School Choice

The Arizona State Court of Appeals (a level junior only to the State’s Supreme Court), Division One, ruled on a suit against that state’s creation of an education savings account (officially, Empowerment Scholarship Account) for grades K-12.  The Arizona ESA is designed to provide state funds to help parents send their children to schools of the parents’ choice (and away from failing schools), which might have included church schools.  The state had been sued on that last basis—the potential for state funds to be used in a religious environment.

The Appeals Court, politely, waved the BS flag at the suit:

The ESA does not result in an appropriation of public money to encourage the preference of one religion over another, or religion per se over no religion.  Any aid to religious schools would be a result of the genuine and independent private choices of the parents.  The parents are given numerous ways in which they can educate their children suited to the needs of each child with no preference given to religious or nonreligious schools or programs.  Parents are required only to educate their children in the areas of reading, grammar, mathematics, social studies, and science.

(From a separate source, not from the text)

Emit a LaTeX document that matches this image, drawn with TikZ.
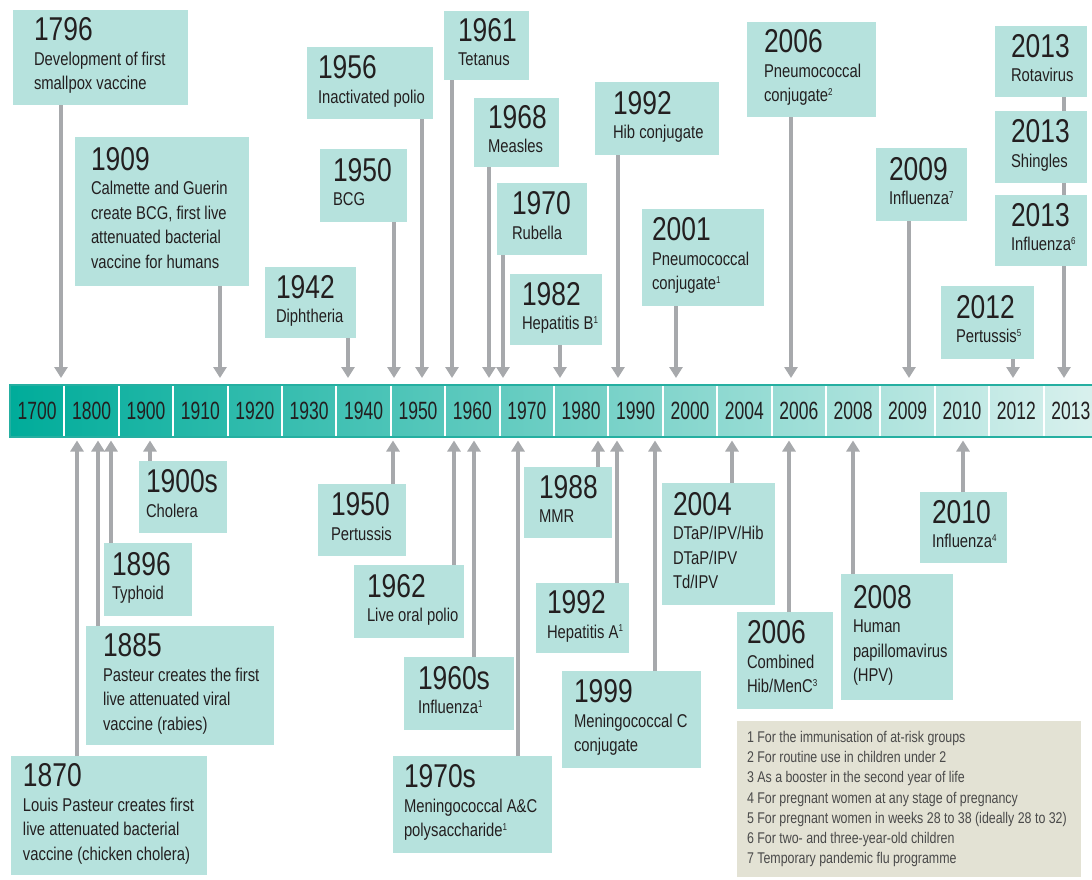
\documentclass[tikz,border=0pt]{standalone}
\usepackage{fontspec}
\setmainfont{Liberation Sans}[FakeStretch=0.8]
\newfontfamily\cellfont{Liberation Sans}[FakeStretch=0.7]
\usetikzlibrary{arrows.meta}

\definecolor{boxfill}{HTML}{B6E2DD}
\definecolor{notefill}{HTML}{E3E2D4}
\definecolor{arrowgrey}{HTML}{A7A9AC}
\definecolor{inkdark}{HTML}{231F20}
\definecolor{notetext}{HTML}{4A4A4A}
\definecolor{barleft}{HTML}{00AC9A}
\definecolor{barright}{HTML}{DAF1EE}
\definecolor{baredge}{HTML}{25AFA1}

\newcommand{\yearnum}[1]{{\fontsize{33}{24.5}\selectfont #1}}
\newcommand{\fn}[1]{\raisebox{6.5pt}{\fontsize{10}{10}\selectfont #1}}
% name, left, top, right, bottom, padding, text
\newcommand{\vacc}[7]{%
  \pgfmathsetmacro\vaccw{#4-#2-2*#6}%
  \pgfmathsetmacro\vacch{#5-#3}%
  \node[vaccbox, inner xsep=#6pt, minimum height=\vacch pt, anchor=north west]
    (#1) at (#2,#3) {\makebox[\vaccw pt][l]{\begin{tabular}{@{}l@{}}#7\end{tabular}}};}

\begin{document}
\begin{tikzpicture}[x=1pt, y=-1pt,
    vaccbox/.style  = {fill=boxfill, text=inkdark, inner ysep=0pt, outer sep=0pt,
                       font=\fontsize{18.5}{24.5}\selectfont},
    notebox/.style  = {fill=notefill, text=notetext, inner ysep=0pt, outer sep=0pt,
                       font=\fontsize{15.5}{20.3}\selectfont},
    timeline/.style = {draw=baredge, line width=1.5pt, outer sep=0pt,
                       left color=barleft, right color=barright},
    cell/.style     = {text=inkdark, font=\cellfont\fontsize{25}{25}\selectfont},
    arr/.style      = {draw=arrowgrey, line width=3.5pt, -{Triangle[width=13pt,length=11pt]}},
    down/.style     = {arr, shorten >=7pt},
    up/.style       = {arr, shorten >=3.5pt},
    link/.style     = {draw=arrowgrey, line width=3.5pt}]
  \useasboundingbox (0,0) rectangle (1092,879);

  % the time line
  \node[timeline, anchor=north west, minimum width=1090pt, minimum height=52pt] (timeline) at (10,385) {};
  \foreach \i in {1,...,19}
    \draw[white, line width=2pt] ({10+54.4*\i},386) -- ({10+54.4*\i},436);
  \foreach \lbl [count=\i from 0] in {1700,1800,1900,1910,1920,1930,1940,1950,1960,1970,
                                      1980,1990,2000,2004,2006,2008,2009,2010,2012,2013}
    \node[cell] (c\i) at ({37.2+54.4*\i},411) {\lbl};

  % above the line
  \vacc{smallpox}{13}{10}{188}{105}{21}{\yearnum{1796}\\Development of first\\smallpox vaccine}
  \vacc{calmette}{75}{137}{249}{286}{16}{\yearnum{1909}\\Calmette and Guerin\\create BCG, first live\\attenuated bacterial\\vaccine for humans}
  \vacc{diphtheria}{265}{267}{356}{338}{11}{\yearnum{1942}\\Diphtheria}
  \vacc{bcg}{320}{149}{407}{222}{13}{\yearnum{1950}\\BCG}
  \vacc{ipv}{307}{47}{433}{119}{11}{\yearnum{1956}\\Inactivated polio}
  \vacc{tetanus}{444}{11}{529}{80}{14}{\yearnum{1961}\\Tetanus}
  \vacc{measles}{474}{98}{559}{167}{14}{\yearnum{1968}\\Measles}
  \vacc{rubella}{497}{183}{587}{255}{15}{\yearnum{1970}\\Rubella}
  \vacc{hepb}{510}{274}{602}{345}{12}{\yearnum{1982}\\Hepatitis B\fn{1}}
  \vacc{hib}{595}{82}{719}{155}{18}{\yearnum{1992}\\Hib conjugate}
  \vacc{pcvrisk}{642}{209}{764}{306}{10}{\yearnum{2001}\\Pneumococcal\\conjugate\fn{1}}
  \vacc{pcvchild}{747}{22}{876}{117}{17}{\yearnum{2006}\\Pneumococcal\\conjugate\fn{2}}
  \vacc{flupandemic}{876}{148}{967}{221}{13}{\yearnum{2009}\\Influenza\fn{7}}
  \vacc{pertussismat}{941}{286}{1034}{359}{15}{\yearnum{2012}\\Pertussis\fn{5}}
  \vacc{rota}{995}{26}{1087}{97}{16}{\yearnum{2013}\\Rotavirus}
  \vacc{shingles}{995}{111}{1087}{183}{16}{\yearnum{2013}\\Shingles}
  \vacc{fluchild}{995}{195}{1087}{266}{16}{\yearnum{2013}\\Influenza\fn{6}}

  % below the line
  \vacc{cholera}{139}{461}{227}{533}{7}{\yearnum{1900s}\\Cholera}
  \vacc{typhoid}{104}{543}{192}{616}{8}{\yearnum{1896}\\Typhoid}
  \vacc{rabies}{86}{626}{274}{745}{17}{\yearnum{1885}\\Pasteur creates the first\\live attenuated viral\\vaccine (rabies)}
  \vacc{chicken}{11}{756}{207}{875}{12}{\yearnum{1870}\\Louis Pasteur creates first\\live attenuated bacterial\\vaccine (chicken cholera)}
  \vacc{pertussis}{318}{484}{406}{556}{13}{\yearnum{1950}\\Pertussis}
  \vacc{opv}{354}{565}{464}{638}{13}{\yearnum{1962}\\Live oral polio}
  \vacc{flurisk}{404}{657}{514}{730}{14}{\yearnum{1960s}\\Influenza\fn{1}}
  \vacc{menac}{393}{756}{552}{853}{11}{\yearnum{1970s}\\Meningococcal A\&C\\polysaccharide\fn{1}}
  \vacc{mmr}{524}{467}{612}{538}{15}{\yearnum{1988}\\MMR}
  \vacc{hepa}{536}{583}{629}{653}{11}{\yearnum{1992}\\Hepatitis A\fn{1}}
  \vacc{menc}{562}{671}{701}{768}{12}{\yearnum{1999}\\Meningococcal C\\conjugate}
  \vacc{dtap}{662}{483}{775}{605}{11}{\yearnum{2004}\\DTaP/IPV/Hib\\DTaP/IPV\\Td/IPV}
  \vacc{hibmenc}{737}{612}{833}{709}{10}{\yearnum{2006}\\Combined\\Hib/MenC\fn{3}}
  \vacc{hpv}{841}{574}{953}{700}{12}{\yearnum{2008}\\Human\\papillomavirus\\(HPV)}
  \vacc{flupreg}{920}{492}{1007}{563}{12}{\yearnum{2010}\\Influenza\fn{4}}

  % arrows down to the line
  \draw[down] (smallpox.south -| 61,0)      -- (timeline.north -| 61,0);
  \draw[down] (calmette.south -| 220,0)     -- (timeline.north -| 220,0);
  \draw[down] (diphtheria.south -| 348,0)   -- (timeline.north -| 348,0);
  \draw[down] (bcg.south -| 394,0)          -- (timeline.north -| 394,0);
  \draw[down] (ipv.south -| 422,0)          -- (timeline.north -| 422,0);
  \draw[down] (tetanus.south -| 452,0)      -- (timeline.north -| 452,0);
  \draw[down] (measles.south -| 489,0)      -- (timeline.north -| 489,0);
  \draw[down] (rubella.south -| 503,0)      -- (timeline.north -| 503,0);
  \draw[down] (hepb.south -| 560,0)         -- (timeline.north -| 560,0);
  \draw[down] (hib.south -| 618,0)          -- (timeline.north -| 618,0);
  \draw[down] (pcvrisk.south -| 676,0)      -- (timeline.north -| 676,0);
  \draw[down] (pcvchild.south -| 791,0)     -- (timeline.north -| 791,0);
  \draw[down] (flupandemic.south -| 909,0)  -- (timeline.north -| 909,0);
  \draw[down] (pertussismat.south -| 1013,0) -- (timeline.north -| 1013,0);
  \draw[link] (rota.south -| 1064,0)        -- (shingles.north -| 1064,0);
  \draw[link] (shingles.south -| 1064,0)    -- (fluchild.north -| 1064,0);
  \draw[down] (fluchild.south -| 1064,0)    -- (timeline.north -| 1064,0);

  % arrows up to the line
  \draw[up] (cholera.north -| 150,0)   -- (timeline.south -| 150,0);
  \draw[up] (typhoid.north -| 111,0)   -- (timeline.south -| 111,0);
  \draw[up] (rabies.north -| 98,0)     -- (timeline.south -| 98,0);
  \draw[up] (chicken.north -| 77,0)    -- (timeline.south -| 77,0);
  \draw[up] (pertussis.north -| 393,0) -- (timeline.south -| 393,0);
  \draw[up] (opv.north -| 454,0)       -- (timeline.south -| 454,0);
  \draw[up] (flurisk.north -| 474,0)   -- (timeline.south -| 474,0);
  \draw[up] (menac.north -| 518,0)     -- (timeline.south -| 518,0);
  \draw[up] (mmr.north -| 598,0)       -- (timeline.south -| 598,0);
  \draw[up] (hepa.north -| 617,0)      -- (timeline.south -| 617,0);
  \draw[up] (menc.north -| 655,0)      -- (timeline.south -| 655,0);
  \draw[up] (dtap.north -| 732,0)      -- (timeline.south -| 732,0);
  \draw[up] (hibmenc.north -| 789,0)   -- (timeline.south -| 789,0);
  \draw[up] (hpv.north -| 853,0)       -- (timeline.south -| 853,0);
  \draw[up] (flupreg.north -| 963,0)   -- (timeline.south -| 963,0);

  % footnotes
  \node[notebox, inner xsep=10pt, minimum height=156pt, anchor=north west] (notes) at (737,721)
    {\makebox[324pt][l]{\begin{tabular}{@{}l@{}}
      1 For the immunisation of at-risk groups\\
      2 For routine use in children under 2\\
      3 As a booster in the second year of life\\
      4 For pregnant women at any stage of pregnancy\\
      5 For pregnant women in weeks 28 to 38 (ideally 28 to 32)\\
      6 For two- and three-year-old children\\
      7 Temporary pandemic flu programme
    \end{tabular}}};
\end{tikzpicture}
\end{document}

The ESA is neutral in all respects toward religion and directs aid to a broad class of individuals defined without reference to religion.  The ESA is a system of private choice that does not have the effect of advancing religion.  Where ESA funds are spent depends solely upon how parents choose to educate their children.  Eligible school children may choose to remain in public school, attend a religious school, or a nonreligious private school.  They may also use the funds for educational therapies, tutoring services, online learning programs and other curricula, or even at a postsecondary institution.  We therefore concur with the trial court that the ESA does not violate the Religion Clause.

Attorney General Eric Holder might want to keep this in mind as he sues Louisiana over that State’s use of state funds to subsidize parent choice.  The Louisiana case isn’t about separate of church and state, but it is, as was the Arizona case, very much about parents’ choice of schools for their children.

“Parents are required only to educate their children in the areas of reading, grammar, mathematics, social studies, and science.”  They can’t do that much when their children are trapped in failed schools.  Holder needs to get out of the way; the only serious outcome of his winning his suit is to keep Louisiana’s children trapped in that state’s failed public schools and so trapped in poverty.

Failed education is the first, and most important, link in the cycle of poverty.  By functionally denying children an education, Holder will be making it extremely likely that his victims grow up into either of two adult cycles of poverty: poverty and crime, or poverty and government dependence.